GUTHRIE, Okla. (KFOR) – The recipe for what it takes to scare us is pretty simple, according to Guthrie Haunts owner, John Pagonis.

For the past 13 years, he’s been doing just that.

“My secret?” Pagonis smiles. “My secret is, it has to scare me. If it scares me, it’ll scare you.”

Take simple items, junk to most people.

Distress it, melt it, splatter it with red paint, and turn off the lights.

That usually does the trick for the usual haunted houses.

But Pagonis says, “We want to be the scariest haunt in Oklahoma.”

If you want to stay in this crazy business, you have to keep going.

The ante goes up every October.

John says, “We want to give people a really memorable experience.”

That’s why Pagonis continues his macabre search among places like marker companies.

They occasionally make deadly mistakes.

Pointing to several marble tombstones decorating the exit to his haunt, he cautions, “They’re basically misprints.”

Increasing the scary ratio is also why he keeps adding the time it takes to get through his haunt.

Five years ago, it took the average visitor about 45 minutes to come out the other side,

It takes much longer now.

John’s standards harken back to the haunts at Bricktown and the Fairgrounds when he was young.
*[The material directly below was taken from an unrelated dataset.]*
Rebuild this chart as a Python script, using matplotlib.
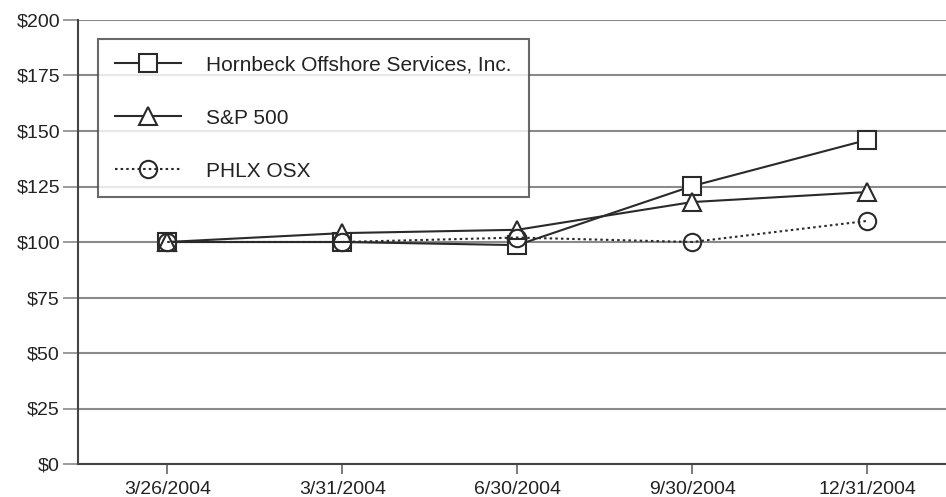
import matplotlib.pyplot as plt

dates = ["3/26/2004", "3/31/2004", "6/30/2004", "9/30/2004", "12/31/2004"]
hornbeck = [100, 100, 98.6, 125.2, 146.0]
sp500 = [100, 104, 105.5, 118, 122.5]
phlx = [100, 100, 102, 100, 109.5]
y_ticks = [0, 25, 50, 75, 100, 125, 150, 175, 200]

plt.rcParams['font.family'] = ['Liberation Sans', 'DejaVu Sans']

fig = plt.figure(figsize=(9.46, 4.97), dpi=100)
ax = fig.add_axes([78 / 946, 1 - 464 / 497, 868 / 946, 444 / 497])

x = list(range(len(dates)))
ink = "#2a2a2a"
ax.plot(x, hornbeck, color=ink, lw=1.5, marker="s", ms=12.5, mfc="white",
        mec=ink, mew=1.5, label="Hornbeck Offshore Services, Inc.", zorder=3)
ax.plot(x, sp500, color=ink, lw=1.5, marker="^", ms=12.5, mfc="white",
        mec=ink, mew=1.5, label="S&P 500", zorder=4)
ax.plot(x, phlx, color=ink, lw=1.5, ls=(0, (1.2, 1.5)), marker="o", ms=12.5,
        mfc="none", mec=ink, mew=1.5, label="PHLX OSX", zorder=5)

ax.set_xlim(-0.51, 4.45)
ax.set_ylim(0, 200)
ax.set_yticks(y_ticks)
ax.set_yticklabels([f"${v}" for v in y_ticks])
ax.set_xticks(x)
ax.set_xticklabels(dates)
ax.yaxis.grid(True, color="#8a8a8a", lw=1.5)
ax.set_axisbelow(True)

for side in ("top", "right"):
    ax.spines[side].set_visible(False)
ax.spines["left"].set_color("#444444")
ax.spines["bottom"].set_color("#444444")
ax.spines["left"].set_linewidth(1.5)
ax.spines["bottom"].set_linewidth(1.5)
ax.tick_params(axis="y", length=11, width=1.2, color="#8a8a8a", labelsize=14,
               pad=2, labelcolor="#222222")
ax.tick_params(axis="x", length=7.5, width=1.2, color="#666666", labelsize=14,
               pad=5, labelcolor="#222222")

leg = ax.legend(loc="upper left", bbox_to_anchor=(20 / 868, 1 - 19 / 444),
                frameon=True, fancybox=False, edgecolor="#444444",
                fontsize=15, handlelength=3.2, handletextpad=1.2,
                labelspacing=1.63, borderpad=0.8, borderaxespad=0)
leg.get_frame().set_linewidth(1.5)
for t in leg.get_texts():
    t.set_color("#222222")

fig.savefig("out.png", dpi=100)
“Those were some scary places,” he recalls.

With sound effects and with innocent things like drips of warm water raining down from the roof of a hearse which he insists feels just like blood.

“We have people crawl through here,” he chuckles.

With scary clowns and severed limbs, he takes a shotgun approach to fear and loves it best when his customers make it out barely alive.

“I watch for reactions like, ‘man. that was the best ever!'” he says. “That’s what makes me feel best, is those kinds of reactions as people leave.”